Add support for saving intermediate results during vf-eval

Open bsagevedant opened this issue 6 months ago • 2 comments

Save Intermediate Results During vf-eval

This PR addresses issue #251 by adding support for saving intermediate results during evaluation and enabling interleaved reward computation.

Changes

Added configuration options to Environment class:
- save_intermediate: Enable saving intermediate results during rollout
- interleave_rewards: Enable computing rewards after each rollout instead of batching
Modified run_rollouts method to:
- Support saving intermediate results after each rollout
- Support interleaving reward computation
- Make both features optional and configurable
Added comprehensive tests in test_intermediate_results.py

Testing

Added new test cases that verify:

Intermediate results saving functionality
Interleaved reward computation
Configuration options
Integration with existing evaluation methods

Notes

The interleaved reward computation is optional as it's not fully compatible with some pairwise reward strategies
Intermediate results are logged using the environment's logger, which can be customized by the user

Sep 24 '25 03:09 bsagevedant

Thank you for your submission! We really appreciate it. Like many open source projects, we ask that you all sign our Contributor License Agreement before we can accept your contribution.
1 out of 2 committers have signed the CLA.

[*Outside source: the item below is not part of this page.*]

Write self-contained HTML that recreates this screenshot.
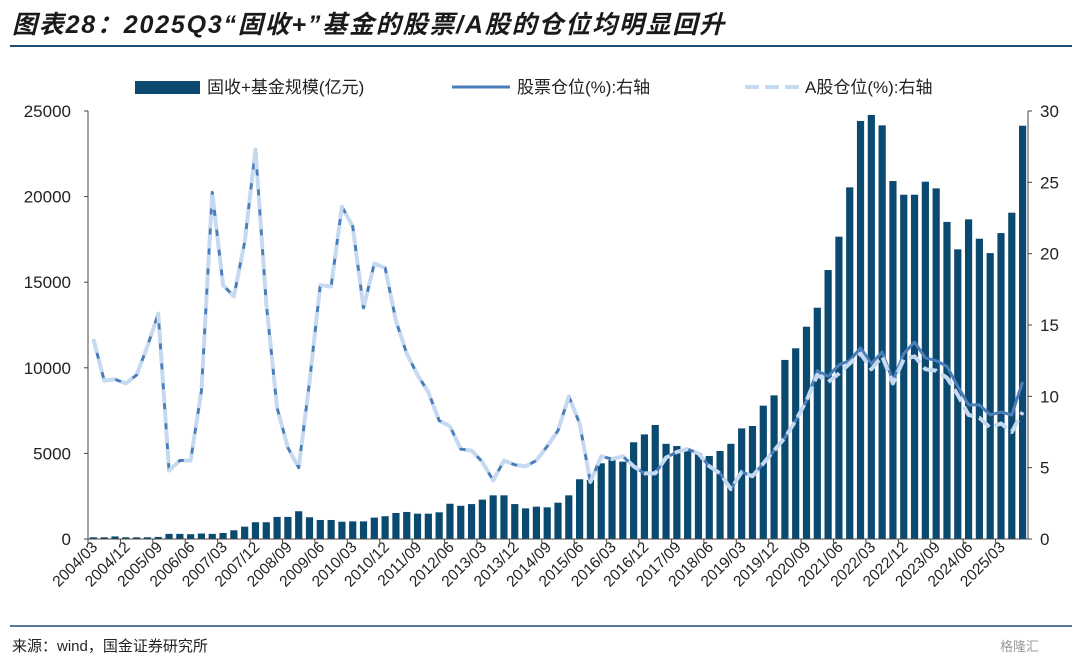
<!DOCTYPE html>
<html><head><meta charset="utf-8"><style>
body{margin:0;background:#fff;}
svg text{font-family:"Liberation Sans","Noto Sans CJK SC",sans-serif;}
</style></head><body>
<svg id="chart" width="1080" height="662" xmlns="http://www.w3.org/2000/svg">
<text x="12" y="33" font-size="25" letter-spacing="1.8" font-weight="bold" font-style="italic" fill="#1a1a1a">图表28：2025Q3“固收+”基金的股票/A股的仓位均明显回升</text>
<line x1="10" y1="46" x2="1072" y2="46" stroke="#1f4e79" stroke-width="2"/>
<g>
<rect x="135" y="81" width="65" height="13" fill="#0b4a70"/>
<text x="207" y="93" font-size="17" fill="#222">固收+基金规模(亿元)</text>
<line x1="452" y1="87" x2="510" y2="87" stroke="#4a7ebb" stroke-width="3"/>
<text x="517" y="93" font-size="17" fill="#222">股票仓位(%):右轴</text>
<line x1="745" y1="87" x2="800" y2="87" stroke="#c5d9f1" stroke-width="4" stroke-dasharray="14,6"/>
<text x="805" y="93" font-size="17" fill="#222">A股仓位(%):右轴</text>
</g>
<g id="plot"></g>
<line x1="10" y1="626" x2="1072" y2="626" stroke="#1f4e79" stroke-width="1.5"/>
<text x="12" y="651" font-size="15" fill="#222">来源：wind，国金证券研究所</text>
<text x="1000" y="651" font-size="13" fill="#999">格隆汇</text>
</svg>
<script>
const fundSize=[100,100,150,100,100,100,120,300,300,280,320,300,350,510,720,980,980,1290,1290,1620,1270,1110,1110,1010,1030,1030,1250,1330,1520,1580,1480,1480,1560,2060,1940,2040,2300,2550,2550,2040,1790,1890,1850,2120,2550,3490,3450,4420,4610,4520,5650,6110,6660,5560,5430,5240,5000,4850,5140,5560,6460,6600,7790,8390,10460,11140,12400,13510,15710,17660,20540,24420,24770,24160,20910,20110,20110,20870,20480,18520,16920,18670,17540,16700,17870,19060,24140];
const stockPos=[14.0,11.1,11.2,10.9,11.5,13.5,15.8,4.8,5.5,5.5,10.4,24.3,17.8,17.0,20.8,27.3,16.5,9.2,6.4,5.0,11.0,17.8,17.7,23.3,21.9,16.2,19.3,19.0,15.3,13.0,11.5,10.3,8.3,7.9,6.3,6.2,5.4,4.1,5.5,5.2,5.1,5.5,6.5,7.6,10.0,8.1,4.0,5.8,5.6,5.8,5.1,4.6,4.6,5.7,6.1,6.3,6.0,5.1,4.6,3.5,4.7,4.4,5.3,6.2,7.1,8.3,9.7,11.8,11.4,12.2,12.5,13.4,12.3,13.1,11.1,13.0,13.8,12.7,12.5,12.1,10.7,9.4,9.4,8.7,8.9,8.7,11.0];
const aSharePos=[14.0,11.1,11.2,10.9,11.5,13.5,15.8,4.8,5.5,5.5,10.4,24.3,17.8,17.0,20.8,27.3,16.5,9.2,6.4,5.0,11.0,17.8,17.7,23.3,21.9,16.2,19.3,19.0,15.3,13.0,11.5,10.3,8.3,7.9,6.3,6.2,5.4,4.1,5.5,5.2,5.1,5.5,6.5,7.6,10.0,8.1,4.0,5.8,5.6,5.8,5.1,4.6,4.6,5.7,6.1,6.3,6.0,5.1,4.6,3.5,4.7,4.4,5.3,6.2,7.1,8.3,9.7,11.5,11.0,11.6,12.3,13.0,11.9,12.8,10.9,12.6,12.8,11.9,11.8,11.3,10.1,8.7,8.5,7.8,8.1,7.5,8.9];
const leftTicks=[0,5000,10000,15000,20000,25000];
const rightTicks=[0,5,10,15,20,25,30];
function catLabel(i){const y=2004+Math.floor(i/4);const m=['03','06','09','12'][i%4];return y+'/'+m;}
const NS='http://www.w3.org/2000/svg';
const plot=document.getElementById('plot');
const X0=88,X1=1028,Y0=539,Y1=111,n=fundSize.length,bw=(X1-X0)/n;
const xC=i=>X0+bw*(i+0.5);
const yL=v=>Y0-(v/25000)*(Y0-Y1);
const yR=v=>Y0-(v/30)*(Y0-Y1);
function mk(t,a){const e=document.createElementNS(NS,t);for(const k in a)e.setAttribute(k,a[k]);plot.appendChild(e);return e;}
let e;
leftTicks.forEach(v=>{
 e=mk('text',{x:71,y:yL(v)+6,'font-size':17,'text-anchor':'end',fill:'#222'});e.textContent=v;
 
 
 mk('line',{x1:X0-4,y1:yL(v),x2:X0,y2:yL(v),stroke:'#444'});
});
rightTicks.forEach(v=>{
 e=mk('text',{x:1040,y:yR(v)+6,'font-size':17,fill:'#222'});e.textContent=v;
 
 
 mk('line',{x1:X1,y1:yR(v),x2:X1+4,y2:yR(v),stroke:'#444'});
});
fundSize.forEach((v,i)=>{
 e=mk('rect',{x:xC(i)-3.6,y:yL(v),width:7.2,height:Y0-yL(v),fill:'#0b4a70'});
 
 
});
e=mk('line',{x1:X0,y1:Y1,x2:X0,y2:Y0,stroke:'#444'});


e=mk('line',{x1:X1,y1:Y1,x2:X1,y2:Y0,stroke:'#444'});


e=mk('line',{x1:X0,y1:Y0,x2:X1,y2:Y0,stroke:'#444'});


for(let i=0;i<n;i+=3){
 mk('line',{x1:X0+bw*i,y1:Y0,x2:X0+bw*i,y2:Y0+4,stroke:'#444'});
 const tx=xC(i)+5,ty=Y0+9;
 e=mk('text',{x:tx,y:ty,'font-size':15.5,'text-anchor':'end',fill:'#222',transform:`rotate(-45 ${tx} ${ty})`});
 e.textContent=catLabel(i);
 
 
}
const p1=stockPos.map((v,i)=>xC(i)+','+yR(v)).join(' ');
e=mk('polyline',{points:p1,fill:'none',stroke:'#4a7ebb','stroke-width':3,'stroke-linejoin':'round'});


const p2=aSharePos.map((v,i)=>xC(i)+','+yR(v)).join(' ');
e=mk('polyline',{points:p2,fill:'none',stroke:'#c5d9f1','stroke-width':4,'stroke-dasharray':'14,6','stroke-linejoin':'round'});


</script>
</body></html>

:white_check_mark: willccbb
:x: Your GitHub Username

Your GitHub Username seems not to be a GitHub user. You need a GitHub account to be able to sign the CLA. If you have already a GitHub account, please add the email address used for this commit to your account.
_{You have signed the CLA already but the status is still pending? Let us recheck it.}

Sep 24 '25 03:09 CLAassistant

nice! looks pretty good, updated to merge with latest main -- probably will make some other edits before merging, our logic for vf-eval outputs json saving has drifted a bit from make_dataset + ideally we bring these back in sync so that intermediate saving would handle vf-eval -s directly.

Sep 30 '25 07:09 willccbb